Here are a few more fun facts about the latest batch of first-year and transfer students at Amherst:
- This year’s new students are from 30 foreign countries, the District of Columbia and 40 states. And for the first time in Amherst’s 192 years, California is the most represented state in the entering class.
- There are four more women than men in the Class of 2017, which makes the male-female ratio slightly under 50:50.
- A record-setting 45 percent of the first-years have identified themselves as American students of color.
- Forty-four young men and women, or 9 percent, are not American citizens, and another 5 percent are dual citizens of the U.S. and another country.
- Almost 18 percent of this year’s admitted students are the first in their families to go to college.
- 57 percent are receiving financial aid from Amherst.
- The oldest incoming student (at 33) is more than twice the age of the youngest (16).
- In a “startling upset,” according to Fretwell, the Emilys in the Class of ’17 have displaced the Sarahs, who, for the last two years, sat atop the list of most common female names in the entering class. As for the most popular male names, the Samuels are now taking the top spot. The most common last name? Kim—10 students share that surname.
- 86 percent graduated with GPAs in the top 10 percent of their senior classes.
- They have graduated from 378 different schools: 59 percent of these schools were public, 35 percent independent and 6 percent parochial. The students attended magnet and lab schools, science and technical academies, Quaker and virtual high schools, leadership schools, foreign-language and art institutes, performing arts academies, community colleges and charter schools.

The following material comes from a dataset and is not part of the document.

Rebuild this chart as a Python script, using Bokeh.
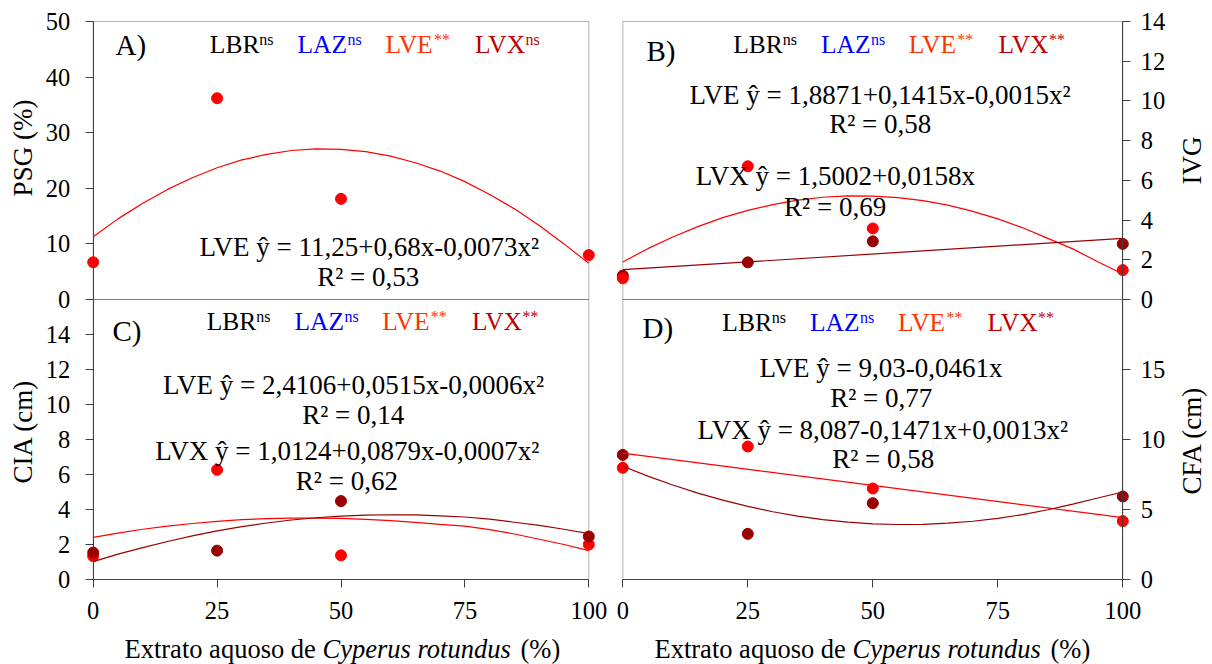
from bokeh.plotting import figure
from bokeh.layouts import row
from bokeh.models import Range1d, FixedTicker, Label, LinearAxis, BoxAnnotation
from bokeh.embed import file_html
from bokeh.resources import INLINE

# ---------------- data ----------------
x_pts = [0, 25, 50, 100]
x_fit = [0, 5, 10, 15, 20, 25, 30, 35, 40, 45, 50, 55, 60, 65, 70, 75, 80, 85, 90, 95, 100]
x_lin = [0, 100]
x_ticks = [0, 25, 50, 75, 100]

# A) PSG (%)
psg_lve = [6.7, 36.2, 18.1, 8.0]
psg_lve_fit = [11.3, 14.5, 17.3, 19.8, 21.9, 23.7, 25.1, 26.1, 26.8, 27.1, 27.0,
               26.6, 25.8, 24.6, 23.1, 21.2, 18.9, 16.3, 13.3, 10.0, 6.5]
psg_ticks = [0, 10, 20, 30, 40, 50]

# B) IVG
ivg_lve = [1.07, 6.71, 3.58, 1.48]
ivg_lvx = [1.20, 1.87, 2.93, 2.80]
ivg_lve_fit = [1.89, 2.56, 3.15, 3.67, 4.12, 4.49, 4.78, 5.00, 5.15, 5.22, 5.21,
               5.13, 4.98, 4.75, 4.44, 4.06, 3.61, 3.08, 2.55, 1.90, 1.28]
ivg_lvx_fit = [1.50, 3.08]
ivg_ticks = [0, 2, 4, 6, 8, 10, 12, 14]

# C) CIA (cm)
cia_lve = [1.33, 6.27, 1.38, 2.00]
cia_lvx = [1.54, 1.65, 4.48, 2.46]
cia_lve_fit = [2.41, 2.65, 2.87, 3.05, 3.20, 3.32, 3.42, 3.48, 3.51, 3.51, 3.49,
               3.44, 3.36, 3.26, 3.15, 3.05, 2.85, 2.60, 2.30, 2.00, 1.65]
cia_lvx_fit = [1.02, 1.45, 1.82, 2.17, 2.49, 2.78, 3.02, 3.23, 3.40, 3.53, 3.62,
               3.68, 3.70, 3.69, 3.64, 3.57, 3.45, 3.27, 3.09, 2.87, 2.62]
cia_ticks = [0, 2, 4, 6, 8, 10, 12, 14]

# D) CFA (cm)
cfa_lve = [7.98, 9.50, 6.50, 4.17]
cfa_lvx = [8.90, 3.26, 5.45, 5.93]
cfa_lve_fit = [9.03, 4.42]
cfa_lvx_fit = [8.09, 7.38, 6.75, 6.17, 5.67, 5.22, 4.84, 4.53, 4.28, 4.10, 3.98,
               3.93, 3.94, 4.02, 4.16, 4.37, 4.64, 4.98, 5.38, 5.82, 6.25]
cfa_ticks = [0, 5, 10, 15]

soils = ["LBR", "LAZ", "LVE", "LVX"]
sig_A = ["ns", "ns", "**", "ns"]
sig_B = ["ns", "ns", "**", "**"]
sig_C = ["ns", "ns", "**", "**"]
sig_D = ["ns", "ns", "**", "**"]

eq_A = ["LVE ŷ = 11,25+0,68x-0,0073x²", "R² = 0,53"]
eq_B = ["LVE ŷ = 1,8871+0,1415x-0,0015x²", "R² = 0,58",
        "LVX ŷ = 1,5002+0,0158x", "R² = 0,69"]
eq_C = ["LVE ŷ = 2,4106+0,0515x-0,0006x²", "R² = 0,14",
        "LVX ŷ = 1,0124+0,0879x-0,0007x²", "R² = 0,62"]
eq_D = ["LVE ŷ = 9,03-0,0461x", "R² = 0,77",
        "LVX ŷ = 8,087-0,1471x+0,0013x²", "R² = 0,58"]

x_title = ["Extrato aquoso de", "Cyperus rotundus", "(%)"]

# ---------------- style / layout ----------------
FONT = "Liberation Serif"
SOIL_COLORS = ["#000000", "#0000FF", "#FF3300", "#C00000"]
LVE_C = "#FF0000"
LVX_C = "#990000"
AX_C = "#404040"

H = 664
W1, W2 = 609, 603
COL2_LEFT = W1


def rng(v0, p0, v1, p1, c0, c1):
    """Range whose values v0, v1 fall at page pixels p0, p1; canvas spans c0..c1."""
    k = (p1 - p0) / (v1 - v0)
    return Range1d(start=v0 + (c0 - p0) / k, end=v0 + (c1 - p0) / k)


def style_axis(ax, standoff):
    ax.axis_line_color = AX_C
    ax.axis_line_width = 1
    ax.major_tick_line_color = AX_C
    ax.major_tick_out = 8
    ax.major_tick_in = 0
    ax.minor_tick_line_color = None
    ax.major_label_text_font = FONT
    ax.major_label_text_font_size = "24.5px"
    ax.major_label_text_color = "black"
    ax.major_label_standoff = standoff


def make_column(width, x_range, y_range, extra):
    p = figure(width=width, height=H, x_range=x_range, y_range=y_range,
               output_backend="svg", toolbar_location=None,
               x_axis_location=None, y_axis_location=None,
               min_border_left=0, min_border_right=0,
               min_border_top=0, min_border_bottom=0)
    p.grid.visible = False
    p.outline_line_color = None
    p.extra_y_ranges = extra
    ax = LinearAxis(fixed_location=0, bounds=(0, 100), ticker=FixedTicker(ticks=x_ticks))
    style_axis(ax, 14)
    p.add_layout(ax, "below")
    return p


def add_y_axis(p, rname, ticks, top, side, loc):
    kw = {} if rname == "default" else {"y_range_name": rname}
    ax = LinearAxis(fixed_location=loc, bounds=(0, top),
                    ticker=FixedTicker(ticks=ticks), **kw)
    style_axis(ax, 15 if side == "left" else 10)
    p.add_layout(ax, side)
    p.add_layout(BoxAnnotation(left=0, right=100, bottom=0, top=top,
                               fill_color=None, line_color="black",
                               line_width=1, level="underlay", **kw))


def put(p, left, px, py, text, size, color="black", align="left",
        style="normal", angle=0, baseline="alphabetic"):
    if baseline == "alphabetic":
        py = py - 0.33 * size   # bokeh places the box slightly low for alphabetic
    p.add_layout(Label(x=px - left, y=H - py,
                       x_units="screen", y_units="screen", text=text,
                       text_font=FONT, text_font_size=f"{size}px", text_color=color,
                       text_align=align, text_baseline=baseline,
                       text_font_style=style, angle=angle, angle_units="deg"))


def legend(p, left, x0, base, sig):
    item_off = [0, 87.7, 175.6, 265.2]
    sup_off = [49.5, 50, 48.5, 50.5]
    for i, name in enumerate(soils):
        put(p, left, x0 + item_off[i], base, name, 25.5, SOIL_COLORS[i])
        put(p, left, x0 + item_off[i] + sup_off[i], base - 8, sig[i], 16, SOIL_COLORS[i])


def x_axis_title(p, left, x0):
    put(p, left, x0, 657, x_title[0], 26.5)
    put(p, left, x0 + 198, 657, x_title[1], 26.5, style="italic")
    put(p, left, x0 + 396, 657, x_title[2], 26.5)


# ---------------- left column: A (top) and C (bottom) ----------------
L1 = 0
p1 = make_column(W1, rng(0, 92.7, 100, 588.3, 0, W1),
                 rng(0, 579, 16, 299, H, 0),
                 {"A": rng(0, 299, 50, 21, H, 0)})
add_y_axis(p1, "A", psg_ticks, 50, "left", 0)
add_y_axis(p1, "default", cia_ticks, 16, "left", 0)

p1.scatter(x_pts, psg_lve, y_range_name="A", size=11, fill_color=LVE_C, line_color=LVE_C)
p1.line(x_fit, psg_lve_fit, y_range_name="A", line_color=LVE_C, line_width=1.2)

p1.scatter(x_pts, cia_lve, size=11, fill_color=LVE_C, line_color=LVE_C)
p1.scatter(x_pts, cia_lvx, size=11, fill_color=LVX_C, line_color=LVX_C)
p1.line(x_fit, cia_lve_fit, line_color=LVE_C, line_width=1.2)
p1.line(x_fit, cia_lvx_fit, line_color=LVX_C, line_width=1.2)

put(p1, L1, 115, 53.7, "A)", 29)
put(p1, L1, 112, 340.4, "C)", 29)
legend(p1, L1, 209.3, 52, sig_A)
legend(p1, L1, 206.2, 329, sig_C)
put(p1, L1, 368.7, 255, eq_A[0], 27, align="center")
put(p1, L1, 367.7, 285, eq_A[1], 27, align="center")
put(p1, L1, 353.0, 393.3, eq_C[0], 27, align="center")
put(p1, L1, 352.7, 423.3, eq_C[1], 27, align="center")
put(p1, L1, 346.7, 459.3, eq_C[2], 27, align="center")
put(p1, L1, 346.4, 489.0, eq_C[3], 27, align="center")
put(p1, L1, 22.4, 147.5, "PSG (%)", 27, align="center", angle=90, baseline="middle")
put(p1, L1, 22.4, 430.8, "CIA (cm)", 27, align="center", angle=90, baseline="middle")
x_axis_title(p1, L1, 124)

# ---------------- right column: B (top) and D (bottom) ----------------
L2 = COL2_LEFT
p2 = make_column(W2, rng(0, 622.3, 100, 1122.3, L2, L2 + W2),
                 rng(0, 579, 20, 299, H, 0),
                 {"B": rng(0, 299, 14, 21, H, 0)})
add_y_axis(p2, "B", ivg_ticks, 14, "right", 100)
add_y_axis(p2, "default", cfa_ticks, 20, "right", 100)

p2.scatter(x_pts, ivg_lvx, y_range_name="B", size=11, fill_color=LVX_C, line_color=LVX_C)
p2.scatter(x_pts, ivg_lve, y_range_name="B", size=11, fill_color=LVE_C, line_color=LVE_C)
p2.line(x_fit, ivg_lve_fit, y_range_name="B", line_color=LVE_C, line_width=1.2)
p2.line(x_lin, ivg_lvx_fit, y_range_name="B", line_color=LVX_C, line_width=1.2)

p2.scatter(x_pts, cfa_lvx, size=11, fill_color=LVX_C, line_color=LVX_C)
p2.scatter(x_pts, cfa_lve, size=11, fill_color=LVE_C, line_color=LVE_C)
p2.line(x_lin, cfa_lve_fit, line_color=LVE_C, line_width=1.2)
p2.line(x_fit, cfa_lvx_fit, line_color=LVX_C, line_width=1.2)

put(p2, L2, 646, 60.4, "B)", 29)
put(p2, L2, 642, 337, "D)", 29)
legend(p2, L2, 732.7, 52, sig_B)
legend(p2, L2, 721.8, 330, sig_D)
put(p2, L2, 879.5, 103.0, eq_B[0], 27, align="center")
put(p2, L2, 879.7, 132.7, eq_B[1], 27, align="center")
put(p2, L2, 834.8, 184.3, eq_B[2], 27, align="center")
put(p2, L2, 834.6, 215.0, eq_B[3], 27, align="center")
put(p2, L2, 880.5, 376.7, eq_D[0], 27, align="center")
put(p2, L2, 880.7, 406.7, eq_D[1], 27, align="center")
put(p2, L2, 882.4, 438.3, eq_D[2], 27, align="center")
put(p2, L2, 882.8, 467.7, eq_D[3], 27, align="center")
put(p2, L2, 1191, 160, "IVG", 27, align="center", angle=90, baseline="middle")
put(p2, L2, 1191, 440, "CFA (cm)", 27, align="center", angle=90, baseline="middle")
x_axis_title(p2, L2, 654)

layout = row(p1, p2)
open("out.html", "w").write(file_html(layout, INLINE))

- Twenty-four opted to learn beyond the classroom by taking “gap years” in 13 different countries and on four continents. These students spent last year learning new languages, training for the junior national swimming championships, testing wilderness survival skills and aiding the less fortunate, among many other activities.
- Nine are twins—including two sets who enrolled together—and three are triplets (though not from the same set).
- They have lived in apartments, mansions, suburbs, remote mountain villages, homeless shelters and the projects and on military bases.
- The students describe themselves as Muslim, Seventh-Day Adventist, Jewish and Catholic, among other religious identities. They are also Republican, Democrat and Libertarian; vegan, vegetarian and carnivore; and gay, straight and bisexual.
- They have mentored at-risk youth, supported children with AIDS and tutored adult English learners. They have established groups to support questioning LGBT teens and those who have lost homes to famine and natural disasters. They’ve aided injured raptors, fought for human rights and fought against global sex trafficking and bullying.
- They earned recognition on the national level as All-Americans and Junior Olympians in a number of traditional sports, including lacrosse, squash, tennis, crew and horseback riding. They have also dedicated themselves to such lesser-known physical feats as juggling, synchronized skating, cricket, martial arts, trapeze and aerial hoops.
- The students’ ambition has compelled them to summit Mount Kilimanjaro and become Eagle Scouts. They’ve won spelling bees, 4-H cattle-raising ribbons and other awards. They also act, play the steel drums and the ukulele, compose electronic music, play in punk bands and create graffiti art.
- And boy do they dance! They love swing, modern, ballet, tap, Asian pop, ballroom, Irish step, breakdancing and jerking, to name a few styles.